*RECORDS SHOWN*:
------------------------------------------------
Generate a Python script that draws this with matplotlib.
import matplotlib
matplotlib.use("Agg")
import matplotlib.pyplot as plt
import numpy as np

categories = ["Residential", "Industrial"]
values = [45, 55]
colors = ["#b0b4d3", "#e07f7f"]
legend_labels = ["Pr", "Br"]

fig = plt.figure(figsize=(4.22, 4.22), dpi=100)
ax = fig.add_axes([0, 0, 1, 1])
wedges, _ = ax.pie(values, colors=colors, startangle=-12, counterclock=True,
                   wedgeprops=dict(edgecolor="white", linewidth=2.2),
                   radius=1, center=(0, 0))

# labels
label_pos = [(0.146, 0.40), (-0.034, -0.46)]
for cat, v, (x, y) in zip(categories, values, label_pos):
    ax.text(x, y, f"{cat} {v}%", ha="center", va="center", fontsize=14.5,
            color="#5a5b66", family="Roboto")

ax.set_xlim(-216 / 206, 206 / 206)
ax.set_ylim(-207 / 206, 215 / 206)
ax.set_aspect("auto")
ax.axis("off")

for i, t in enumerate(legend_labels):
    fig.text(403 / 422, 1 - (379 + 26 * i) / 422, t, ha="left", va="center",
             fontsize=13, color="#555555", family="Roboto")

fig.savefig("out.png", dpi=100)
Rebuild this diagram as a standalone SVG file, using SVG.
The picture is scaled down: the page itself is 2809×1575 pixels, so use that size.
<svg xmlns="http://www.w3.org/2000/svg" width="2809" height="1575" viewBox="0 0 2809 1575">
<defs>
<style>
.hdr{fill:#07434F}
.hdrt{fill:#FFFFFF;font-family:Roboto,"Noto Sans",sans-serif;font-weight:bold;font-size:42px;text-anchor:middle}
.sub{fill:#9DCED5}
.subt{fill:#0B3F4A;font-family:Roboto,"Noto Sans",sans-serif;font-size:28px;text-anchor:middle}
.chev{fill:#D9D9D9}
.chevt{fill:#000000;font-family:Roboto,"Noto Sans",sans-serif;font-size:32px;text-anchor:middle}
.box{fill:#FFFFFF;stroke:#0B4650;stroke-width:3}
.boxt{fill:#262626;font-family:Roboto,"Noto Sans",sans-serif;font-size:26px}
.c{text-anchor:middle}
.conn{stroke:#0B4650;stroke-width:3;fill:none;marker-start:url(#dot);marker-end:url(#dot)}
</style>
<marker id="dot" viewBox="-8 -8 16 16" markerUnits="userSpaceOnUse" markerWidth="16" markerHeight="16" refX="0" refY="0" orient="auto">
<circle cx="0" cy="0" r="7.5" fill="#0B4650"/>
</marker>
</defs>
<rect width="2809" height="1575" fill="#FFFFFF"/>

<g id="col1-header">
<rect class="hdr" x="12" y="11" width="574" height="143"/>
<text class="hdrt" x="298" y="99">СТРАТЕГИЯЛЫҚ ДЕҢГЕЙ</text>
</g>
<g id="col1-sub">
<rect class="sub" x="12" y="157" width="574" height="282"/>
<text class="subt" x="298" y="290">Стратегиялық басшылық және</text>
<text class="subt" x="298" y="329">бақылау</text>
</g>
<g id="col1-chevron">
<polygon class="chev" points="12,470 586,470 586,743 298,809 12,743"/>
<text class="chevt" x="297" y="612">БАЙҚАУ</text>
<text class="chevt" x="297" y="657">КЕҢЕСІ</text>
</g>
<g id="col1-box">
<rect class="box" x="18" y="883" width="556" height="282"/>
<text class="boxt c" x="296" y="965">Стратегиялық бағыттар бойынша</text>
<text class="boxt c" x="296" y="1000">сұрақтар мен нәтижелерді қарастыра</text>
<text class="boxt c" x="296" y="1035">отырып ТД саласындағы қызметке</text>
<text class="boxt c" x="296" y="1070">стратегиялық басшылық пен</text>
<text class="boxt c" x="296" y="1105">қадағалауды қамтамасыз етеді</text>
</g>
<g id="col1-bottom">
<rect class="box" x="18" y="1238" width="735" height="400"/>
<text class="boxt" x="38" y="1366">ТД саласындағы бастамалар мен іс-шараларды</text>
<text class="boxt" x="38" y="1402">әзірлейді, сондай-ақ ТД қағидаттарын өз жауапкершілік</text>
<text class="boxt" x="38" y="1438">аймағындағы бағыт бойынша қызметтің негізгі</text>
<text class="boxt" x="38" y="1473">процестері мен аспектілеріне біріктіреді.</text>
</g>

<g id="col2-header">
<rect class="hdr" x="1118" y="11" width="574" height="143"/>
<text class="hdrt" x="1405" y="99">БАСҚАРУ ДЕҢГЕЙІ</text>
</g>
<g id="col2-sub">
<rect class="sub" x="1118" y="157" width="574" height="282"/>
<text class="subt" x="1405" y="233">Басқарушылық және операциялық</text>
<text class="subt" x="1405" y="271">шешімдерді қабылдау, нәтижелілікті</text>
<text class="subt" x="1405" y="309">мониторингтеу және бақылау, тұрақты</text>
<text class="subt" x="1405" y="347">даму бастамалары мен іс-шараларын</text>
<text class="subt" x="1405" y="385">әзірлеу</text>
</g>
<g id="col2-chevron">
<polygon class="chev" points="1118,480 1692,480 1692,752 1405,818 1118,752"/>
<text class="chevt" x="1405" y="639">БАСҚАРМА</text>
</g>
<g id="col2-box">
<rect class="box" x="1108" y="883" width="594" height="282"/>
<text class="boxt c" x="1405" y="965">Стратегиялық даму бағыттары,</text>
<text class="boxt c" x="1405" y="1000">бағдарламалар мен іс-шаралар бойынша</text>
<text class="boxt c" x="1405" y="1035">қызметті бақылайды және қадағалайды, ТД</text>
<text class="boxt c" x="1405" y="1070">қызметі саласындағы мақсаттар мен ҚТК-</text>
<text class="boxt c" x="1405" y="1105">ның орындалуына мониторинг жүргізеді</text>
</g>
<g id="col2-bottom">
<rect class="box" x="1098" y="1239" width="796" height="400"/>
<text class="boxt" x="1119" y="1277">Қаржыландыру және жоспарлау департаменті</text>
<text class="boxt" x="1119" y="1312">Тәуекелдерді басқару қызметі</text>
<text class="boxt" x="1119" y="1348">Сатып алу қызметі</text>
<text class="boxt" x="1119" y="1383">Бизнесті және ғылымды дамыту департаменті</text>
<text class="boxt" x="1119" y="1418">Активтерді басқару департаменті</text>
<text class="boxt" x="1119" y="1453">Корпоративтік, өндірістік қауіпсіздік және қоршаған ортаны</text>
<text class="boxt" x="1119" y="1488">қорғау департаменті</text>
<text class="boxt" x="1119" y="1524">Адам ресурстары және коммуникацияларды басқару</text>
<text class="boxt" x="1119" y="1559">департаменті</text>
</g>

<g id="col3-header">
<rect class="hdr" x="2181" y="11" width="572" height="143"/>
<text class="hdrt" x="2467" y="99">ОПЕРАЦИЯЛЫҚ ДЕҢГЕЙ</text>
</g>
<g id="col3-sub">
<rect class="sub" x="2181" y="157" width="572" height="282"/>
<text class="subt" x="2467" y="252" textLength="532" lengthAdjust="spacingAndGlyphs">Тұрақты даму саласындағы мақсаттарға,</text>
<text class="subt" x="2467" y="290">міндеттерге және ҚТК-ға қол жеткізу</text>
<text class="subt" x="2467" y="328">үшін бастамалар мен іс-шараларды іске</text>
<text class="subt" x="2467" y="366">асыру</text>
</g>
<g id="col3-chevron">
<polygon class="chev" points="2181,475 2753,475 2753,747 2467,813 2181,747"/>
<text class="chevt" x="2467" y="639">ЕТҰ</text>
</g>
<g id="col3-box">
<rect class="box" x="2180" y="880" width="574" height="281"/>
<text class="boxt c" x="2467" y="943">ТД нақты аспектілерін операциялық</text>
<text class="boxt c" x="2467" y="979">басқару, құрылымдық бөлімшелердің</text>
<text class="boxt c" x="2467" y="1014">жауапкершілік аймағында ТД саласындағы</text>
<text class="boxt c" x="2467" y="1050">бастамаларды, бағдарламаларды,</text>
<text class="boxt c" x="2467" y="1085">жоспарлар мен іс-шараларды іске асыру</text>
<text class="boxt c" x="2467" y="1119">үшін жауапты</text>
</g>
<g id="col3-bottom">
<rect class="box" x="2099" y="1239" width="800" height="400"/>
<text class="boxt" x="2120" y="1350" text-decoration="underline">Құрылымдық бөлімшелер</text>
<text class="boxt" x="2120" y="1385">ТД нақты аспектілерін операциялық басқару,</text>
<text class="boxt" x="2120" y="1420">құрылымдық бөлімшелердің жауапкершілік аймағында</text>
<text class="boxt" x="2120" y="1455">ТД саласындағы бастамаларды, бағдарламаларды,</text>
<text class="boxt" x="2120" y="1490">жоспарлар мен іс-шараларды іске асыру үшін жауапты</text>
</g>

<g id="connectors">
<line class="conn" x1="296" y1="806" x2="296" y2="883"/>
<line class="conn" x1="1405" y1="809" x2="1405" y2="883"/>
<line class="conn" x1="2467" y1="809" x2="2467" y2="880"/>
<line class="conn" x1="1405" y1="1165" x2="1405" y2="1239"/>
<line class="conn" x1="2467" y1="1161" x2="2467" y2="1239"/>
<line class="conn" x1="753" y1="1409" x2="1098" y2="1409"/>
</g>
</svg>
------------------------------------------------
Print the material above verbatim, first line through the line containing "Rebuild this diagram", both included.

*COMPLETE ANSWER*:
Generate a Python script that draws this with matplotlib.
import matplotlib
matplotlib.use("Agg")
import matplotlib.pyplot as plt
import numpy as np

categories = ["Residential", "Industrial"]
values = [45, 55]
colors = ["#b0b4d3", "#e07f7f"]
legend_labels = ["Pr", "Br"]

fig = plt.figure(figsize=(4.22, 4.22), dpi=100)
ax = fig.add_axes([0, 0, 1, 1])
wedges, _ = ax.pie(values, colors=colors, startangle=-12, counterclock=True,
                   wedgeprops=dict(edgecolor="white", linewidth=2.2),
                   radius=1, center=(0, 0))

# labels
label_pos = [(0.146, 0.40), (-0.034, -0.46)]
for cat, v, (x, y) in zip(categories, values, label_pos):
    ax.text(x, y, f"{cat} {v}%", ha="center", va="center", fontsize=14.5,
            color="#5a5b66", family="Roboto")

ax.set_xlim(-216 / 206, 206 / 206)
ax.set_ylim(-207 / 206, 215 / 206)
ax.set_aspect("auto")
ax.axis("off")

for i, t in enumerate(legend_labels):
    fig.text(403 / 422, 1 - (379 + 26 * i) / 422, t, ha="left", va="center",
             fontsize=13, color="#555555", family="Roboto")

fig.savefig("out.png", dpi=100)
Rebuild this diagram as a standalone SVG file, using SVG.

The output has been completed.